# Scraps of a Life

## Collecting the Everyday

A scrapbook begins with odds and ends: a ticket stub from a rainy walk, a pressed leaf from an autumn trail, a scribbled note from a friend. These aren't grand events, just quiet anchors to moments that shaped us. In our digital world, we chase endless streams of perfect images, but a true scrapbook invites us to pick what feels real—fragments that whisper of who we were on a specific day, like this one in early May 2026, when the world felt both vast and small.

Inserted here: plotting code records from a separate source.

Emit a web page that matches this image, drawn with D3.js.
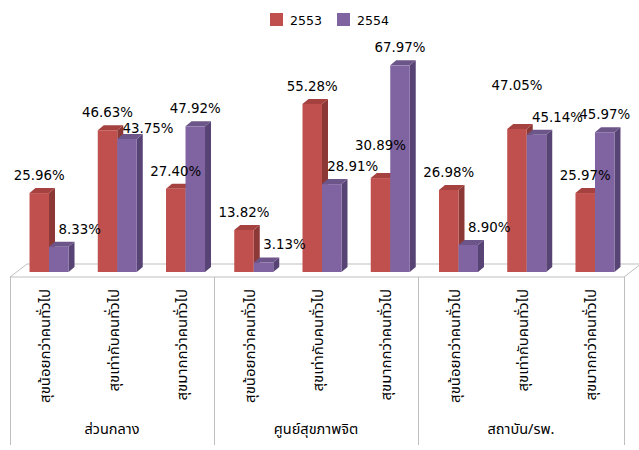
<!DOCTYPE html>
<html>
<head>
<meta charset="utf-8">
<script src="https://cdn.jsdelivr.net/npm/d3@7"></script>
<style>
  html, body { margin: 0; padding: 0; background: #fff; }
  svg { display: block; }
  text { font-family: "DejaVu Sans", Verdana, sans-serif; fill: #000; }
  .thai { font-family: Tahoma, "Noto Sans Thai", "Leelawadee UI", sans-serif; }
</style>
</head>
<body>
<svg id="chart" width="639" height="450"></svg>
<script>
// Survey results (%) by unit type and happiness level, 2553 vs 2554
const groups = ["ส่วนกลาง", "ศูนย์สุขภาพจิต", "สถาบัน/รพ."];
const levels = ["สุขน้อยกว่าคนทั่วไป", "สุขเท่ากับคนทั่วไป", "สุขมากกว่าคนทั่วไป"];
const seriesNames = ["2553", "2554"];
const values2553 = [25.96, 46.63, 27.40, 13.82, 55.28, 30.89, 26.98, 47.05, 25.97];
const values2554 = [8.33, 43.75, 47.92, 3.13, 28.91, 67.97, 8.90, 45.14, 45.97];

const W = 639, H = 450;
const svg = d3.select("#chart");

// pick a font size so that a sample string renders at the wanted width
function fitSize(sample, cls, wanted) {
  const t = svg.append("text").attr("font-size", 20).text(sample);
  if (cls) t.attr("class", cls);
  const w = t.node().getComputedTextLength();
  t.remove();
  return w > 0 ? 20 * wanted / w : 14;
}
const valueSize = fitSize("25.96%", null, 51);
const legendSize = fitSize("2553", null, 32);
const levelSize = fitSize(levels[0], "thai", 114);
const groupSize = fitSize(groups[0], "thai", 55);

// colours: front, side, top faces
const palette = {
  "2553": { front: "#C0504D", side: "#8C3836", top: "#A5423F" },
  "2554": { front: "#8064A2", side: "#574474", top: "#6C5589" }
};

const base = 272;          // front baseline of the columns
const depthX = 6, depthY = 5;

// one key per (group, level) slot
const slots = [];
groups.forEach((g, gi) => levels.forEach((l, li) => slots.push({ key: gi + "|" + li, group: g, level: l, gi, li })));

const x0 = d3.scaleBand().domain(slots.map(d => d.key)).range([14.9, 629.1]).paddingInner(0).paddingOuter(0);
const x1 = d3.scaleBand().domain(seriesNames).range([0, x0.bandwidth()]).paddingInner(0).paddingOuter(0.75);
const y = d3.scaleLinear().domain([0, 70]).range([base, base - 70 * 3.04]);

// ---- floor and category box ----
const floorFront = 277, floorBack = 264;
const floorL = 10, floorR = 624, floorShift = 17;
const grid = "#BFBFBF";
svg.append("path")
  .attr("d", `M${floorL},${floorFront} L${floorL + floorShift},${floorBack} L${floorR + floorShift},${floorBack} L${floorR},${floorFront} Z`)
  .attr("fill", "#fff").attr("stroke", grid).attr("stroke-width", 1);

// vertical separators of the category box
const groupEdges = [floorL, 214, 418, floorR];
svg.selectAll("line.sep").data(groupEdges).join("line")
  .attr("class", "sep")
  .attr("x1", d => d + 0.5).attr("x2", d => d + 0.5)
  .attr("y1", floorFront).attr("y2", 445)
  .attr("stroke", grid).attr("stroke-width", 1);

// ---- columns ----
const bars = [];
slots.forEach((s, i) => {
  bars.push({ slot: s, series: "2553", value: values2553[i], other: values2554[i] });
  bars.push({ slot: s, series: "2554", value: values2554[i], other: values2553[i] });
});

const gBars = svg.append("g");
bars.forEach(b => {
  const bx = x0(b.slot.key) + x1(b.series);
  const bw = x1.bandwidth();
  const top = y(b.value);
  const c = palette[b.series];
  const g = gBars.append("g");
  // side face
  g.append("path")
    .attr("d", `M${bx + bw},${top} L${bx + bw + depthX},${top - depthY} L${bx + bw + depthX},${base - depthY} L${bx + bw},${base} Z`)
    .attr("fill", c.side);
  // top face
  g.append("path")
    .attr("d", `M${bx},${top} L${bx + depthX},${top - depthY} L${bx + bw + depthX},${top - depthY} L${bx + bw},${top} Z`)
    .attr("fill", c.top);
  // front face
  g.append("rect")
    .attr("x", bx).attr("y", top).attr("width", bw).attr("height", base - top)
    .attr("fill", c.front);
});

// ---- value labels ----
// labels sit above their column; a 2554 label beside a taller 2553 column moves right
const labelNudge = { "2554|0|1": 7, "2553|1|2": -15, "2553|2|1": -26 };
bars.forEach(b => {
  const bx = x0(b.slot.key) + x1(b.series) + x1.bandwidth() / 2;
  let dx = 0;
  if (b.series === "2554" && b.other > b.value) dx = 21;
  const dy = labelNudge[b.series + "|" + b.slot.key] || 0;
  svg.append("text")
    .attr("x", bx + dx)
    .attr("y", y(b.value) - 13 + dy)
    .attr("text-anchor", "middle")
    .attr("font-size", valueSize)
    .text(b.value.toFixed(2) + "%");
});

// ---- category labels (rotated) ----
slots.forEach(s => {
  const cx = x0(s.key) + x0.bandwidth() / 2 - 4;
  svg.append("text")
    .attr("class", "thai")
    .attr("transform", `translate(${cx},289) rotate(-90)`)
    .attr("text-anchor", "end")
    .attr("dy", "0.35em")
    .attr("font-size", levelSize)
    .text(s.level);
});

// ---- group labels ----
groups.forEach((g, gi) => {
  const cx = (groupEdges[gi] + groupEdges[gi + 1]) / 2;
  svg.append("text")
    .attr("class", "thai")
    .attr("x", cx).attr("y", 434)
    .attr("text-anchor", "middle")
    .attr("font-size", groupSize)
    .text(g);
});

// ---- legend ----
const legend = svg.append("g");
const legendX = [270, 337];
seriesNames.forEach((n, i) => {
  legend.append("rect")
    .attr("x", legendX[i]).attr("y", 13).attr("width", 13).attr("height", 13)
    .attr("fill", palette[n].front);
  legend.append("text")
    .attr("x", legendX[i] + 20).attr("y", 25)
    .attr("font-size", legendSize)
    .text(n);
});
</script>
</body>
</html>
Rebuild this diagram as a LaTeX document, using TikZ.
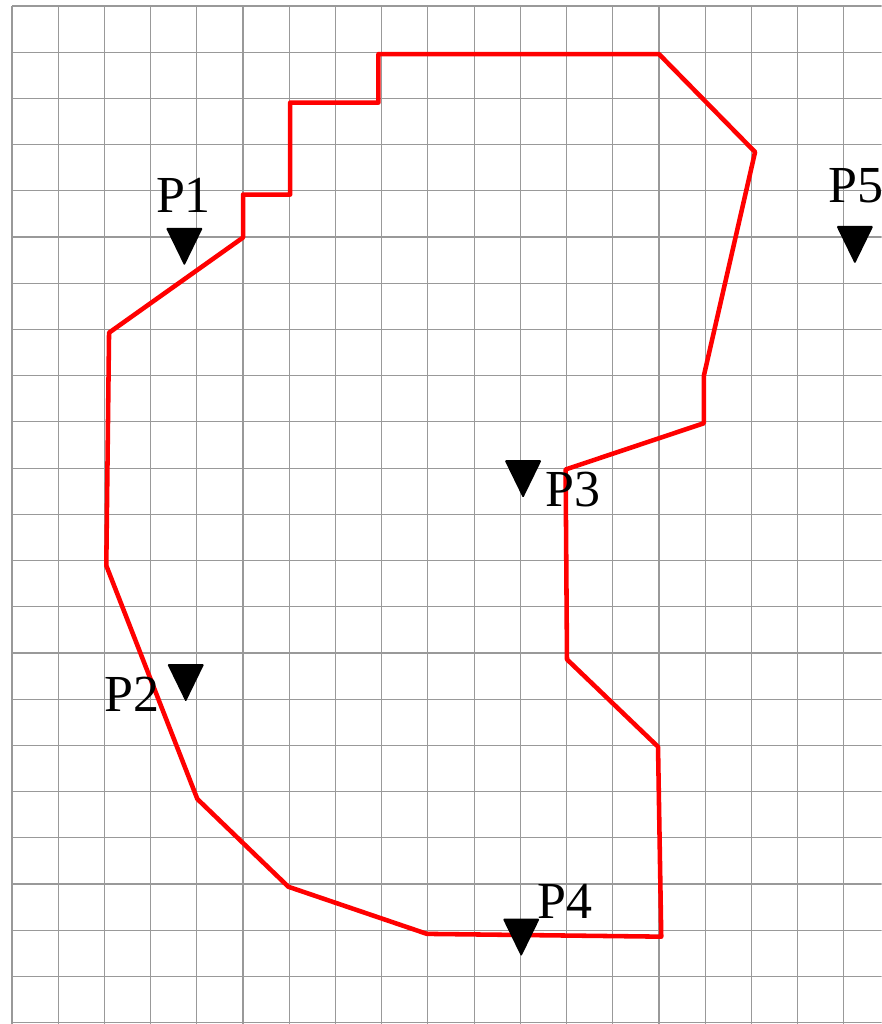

## Pasting Without Perfection

Gluing it all down is messy work. Edges overlap, colors fade, pages warp from time. Yet that's the point: no need for flawless layouts. Each paste marks a choice—what to keep, what to let go. Life mirrors this. We build our days from imperfect scraps—conversations that stumble, joys that flicker briefly, sorrows that linger. By arranging them, we find patterns, not in spite of the flaws, but because of them.

## Opening Old Pages

Years later, we flip back. A faded photo stirs a forgotten laugh; a yellowed letter revives a long-lost warmth. The scrapbook doesn't preserve time—it rekindles it, reminding us that meaning emerges from the whole, not the parts. In this simple binding, we learn to cherish the ordinary as sacred.